Problem to solve »
Return the lines that follow, exactly as they appear, from the first through the one containing "from bokeh.resources import INLINE"; no pictures are to be included.

.....

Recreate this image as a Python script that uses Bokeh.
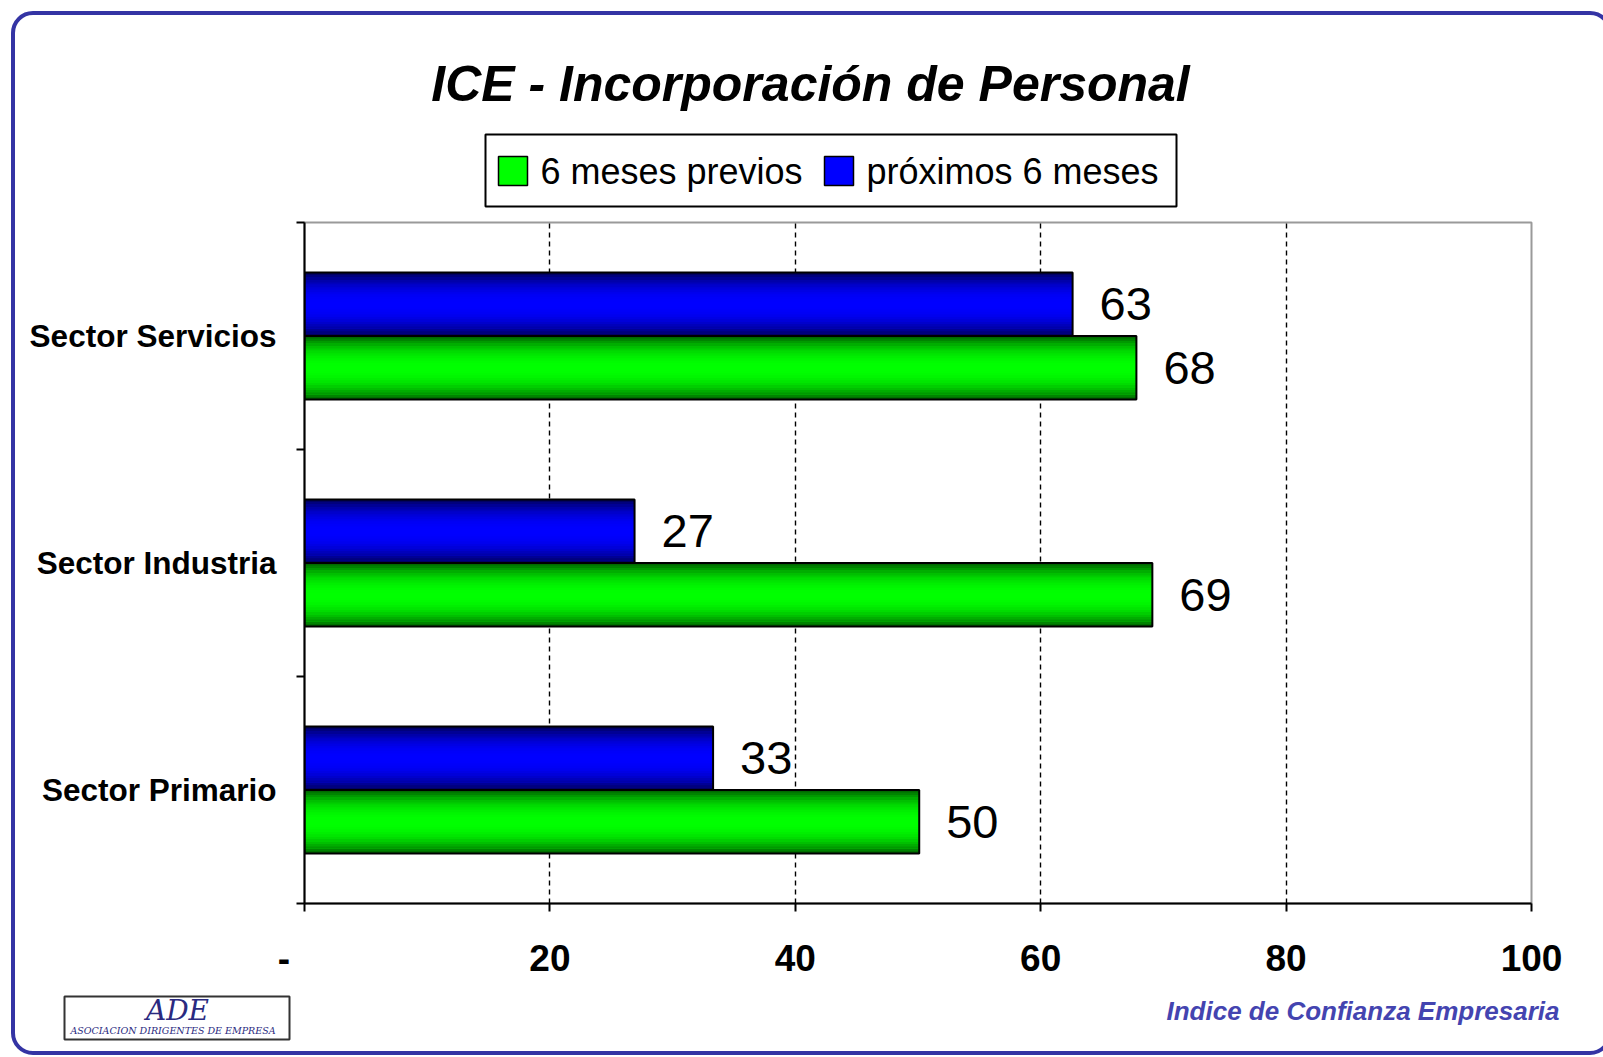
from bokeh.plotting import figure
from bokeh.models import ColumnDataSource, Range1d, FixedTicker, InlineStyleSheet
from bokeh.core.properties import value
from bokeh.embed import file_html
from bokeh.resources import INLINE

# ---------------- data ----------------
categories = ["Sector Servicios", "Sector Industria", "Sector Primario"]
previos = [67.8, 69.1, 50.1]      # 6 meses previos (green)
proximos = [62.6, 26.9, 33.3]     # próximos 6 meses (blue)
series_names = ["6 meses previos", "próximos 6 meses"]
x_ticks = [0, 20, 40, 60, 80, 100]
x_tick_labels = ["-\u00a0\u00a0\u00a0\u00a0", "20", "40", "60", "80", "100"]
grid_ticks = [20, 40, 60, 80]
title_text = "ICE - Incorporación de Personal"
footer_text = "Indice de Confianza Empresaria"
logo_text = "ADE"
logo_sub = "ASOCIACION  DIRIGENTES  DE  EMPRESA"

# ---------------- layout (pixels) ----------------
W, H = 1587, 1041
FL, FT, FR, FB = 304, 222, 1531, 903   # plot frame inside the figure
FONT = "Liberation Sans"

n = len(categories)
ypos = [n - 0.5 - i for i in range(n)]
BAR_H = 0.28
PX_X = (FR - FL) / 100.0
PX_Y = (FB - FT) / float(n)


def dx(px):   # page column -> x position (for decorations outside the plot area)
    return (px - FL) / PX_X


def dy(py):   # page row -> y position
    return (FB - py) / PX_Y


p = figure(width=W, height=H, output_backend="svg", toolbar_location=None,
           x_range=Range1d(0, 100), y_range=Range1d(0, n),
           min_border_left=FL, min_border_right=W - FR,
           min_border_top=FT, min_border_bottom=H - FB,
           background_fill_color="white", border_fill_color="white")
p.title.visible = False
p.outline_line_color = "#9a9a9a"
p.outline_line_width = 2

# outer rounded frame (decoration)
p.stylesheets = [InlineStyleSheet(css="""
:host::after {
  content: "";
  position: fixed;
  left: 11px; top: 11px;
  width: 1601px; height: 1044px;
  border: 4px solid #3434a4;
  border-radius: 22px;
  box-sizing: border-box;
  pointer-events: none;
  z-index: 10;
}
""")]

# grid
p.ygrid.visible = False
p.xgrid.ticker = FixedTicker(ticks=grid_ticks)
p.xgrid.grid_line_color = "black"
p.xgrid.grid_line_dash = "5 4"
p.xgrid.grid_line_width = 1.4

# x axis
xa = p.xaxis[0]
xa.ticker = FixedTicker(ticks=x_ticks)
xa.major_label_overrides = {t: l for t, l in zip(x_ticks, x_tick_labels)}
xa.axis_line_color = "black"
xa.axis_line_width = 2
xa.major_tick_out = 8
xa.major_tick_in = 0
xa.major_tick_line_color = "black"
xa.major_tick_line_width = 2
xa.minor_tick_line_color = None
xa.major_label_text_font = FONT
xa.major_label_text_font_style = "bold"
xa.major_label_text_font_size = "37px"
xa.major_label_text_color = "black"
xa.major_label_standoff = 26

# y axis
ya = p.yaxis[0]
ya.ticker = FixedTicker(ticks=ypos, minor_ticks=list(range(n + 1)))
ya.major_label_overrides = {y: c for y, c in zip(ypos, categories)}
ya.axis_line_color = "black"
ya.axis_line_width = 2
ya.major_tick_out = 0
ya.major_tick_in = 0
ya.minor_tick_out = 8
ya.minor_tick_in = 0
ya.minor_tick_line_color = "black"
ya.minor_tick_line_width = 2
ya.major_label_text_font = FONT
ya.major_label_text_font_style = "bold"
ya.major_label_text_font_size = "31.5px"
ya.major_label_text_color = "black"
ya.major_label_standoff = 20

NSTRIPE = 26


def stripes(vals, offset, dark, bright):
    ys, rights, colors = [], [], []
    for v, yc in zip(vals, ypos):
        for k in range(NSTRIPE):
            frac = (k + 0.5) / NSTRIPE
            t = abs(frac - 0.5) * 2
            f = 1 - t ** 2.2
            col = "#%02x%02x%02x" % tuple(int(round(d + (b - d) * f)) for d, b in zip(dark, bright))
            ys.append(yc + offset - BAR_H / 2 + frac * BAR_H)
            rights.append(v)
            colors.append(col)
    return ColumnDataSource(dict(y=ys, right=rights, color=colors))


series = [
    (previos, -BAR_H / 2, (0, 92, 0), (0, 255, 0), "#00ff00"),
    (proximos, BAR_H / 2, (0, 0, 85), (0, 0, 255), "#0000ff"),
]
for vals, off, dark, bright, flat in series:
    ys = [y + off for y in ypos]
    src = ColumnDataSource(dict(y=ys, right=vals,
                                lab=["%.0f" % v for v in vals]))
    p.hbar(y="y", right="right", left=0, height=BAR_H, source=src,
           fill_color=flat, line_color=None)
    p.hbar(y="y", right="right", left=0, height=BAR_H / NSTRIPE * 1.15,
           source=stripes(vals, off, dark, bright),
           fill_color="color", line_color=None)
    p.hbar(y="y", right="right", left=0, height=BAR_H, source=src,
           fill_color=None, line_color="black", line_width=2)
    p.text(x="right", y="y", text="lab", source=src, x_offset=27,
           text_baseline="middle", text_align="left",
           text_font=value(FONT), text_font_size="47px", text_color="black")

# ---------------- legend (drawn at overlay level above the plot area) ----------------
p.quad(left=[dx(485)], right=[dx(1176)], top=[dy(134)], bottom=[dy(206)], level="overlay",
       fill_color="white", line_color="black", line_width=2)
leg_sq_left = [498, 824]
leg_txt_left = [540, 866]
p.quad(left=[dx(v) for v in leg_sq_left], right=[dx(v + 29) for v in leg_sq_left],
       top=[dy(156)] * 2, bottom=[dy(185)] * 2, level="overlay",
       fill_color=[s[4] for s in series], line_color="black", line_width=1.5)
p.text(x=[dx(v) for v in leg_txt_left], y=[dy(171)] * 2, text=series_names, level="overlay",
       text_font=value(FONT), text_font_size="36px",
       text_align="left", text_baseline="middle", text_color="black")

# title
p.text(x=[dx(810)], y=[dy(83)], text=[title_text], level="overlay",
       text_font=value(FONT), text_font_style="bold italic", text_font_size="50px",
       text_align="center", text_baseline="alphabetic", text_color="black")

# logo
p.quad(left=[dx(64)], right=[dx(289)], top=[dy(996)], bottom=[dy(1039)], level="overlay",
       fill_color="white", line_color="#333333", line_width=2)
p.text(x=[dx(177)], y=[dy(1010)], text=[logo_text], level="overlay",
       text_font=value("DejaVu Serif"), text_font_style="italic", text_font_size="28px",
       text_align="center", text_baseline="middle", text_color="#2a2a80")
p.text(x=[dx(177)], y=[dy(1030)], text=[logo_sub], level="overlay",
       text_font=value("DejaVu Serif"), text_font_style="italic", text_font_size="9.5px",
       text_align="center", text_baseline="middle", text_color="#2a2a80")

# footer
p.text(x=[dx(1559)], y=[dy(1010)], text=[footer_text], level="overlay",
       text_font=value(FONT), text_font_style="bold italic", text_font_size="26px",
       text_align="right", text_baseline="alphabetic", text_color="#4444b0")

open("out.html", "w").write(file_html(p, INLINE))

.....

Result for this exercise »
Recreate this image as a Python script that uses Bokeh.
from bokeh.plotting import figure
from bokeh.models import ColumnDataSource, Range1d, FixedTicker, InlineStyleSheet
from bokeh.core.properties import value
from bokeh.embed import file_html
from bokeh.resources import INLINE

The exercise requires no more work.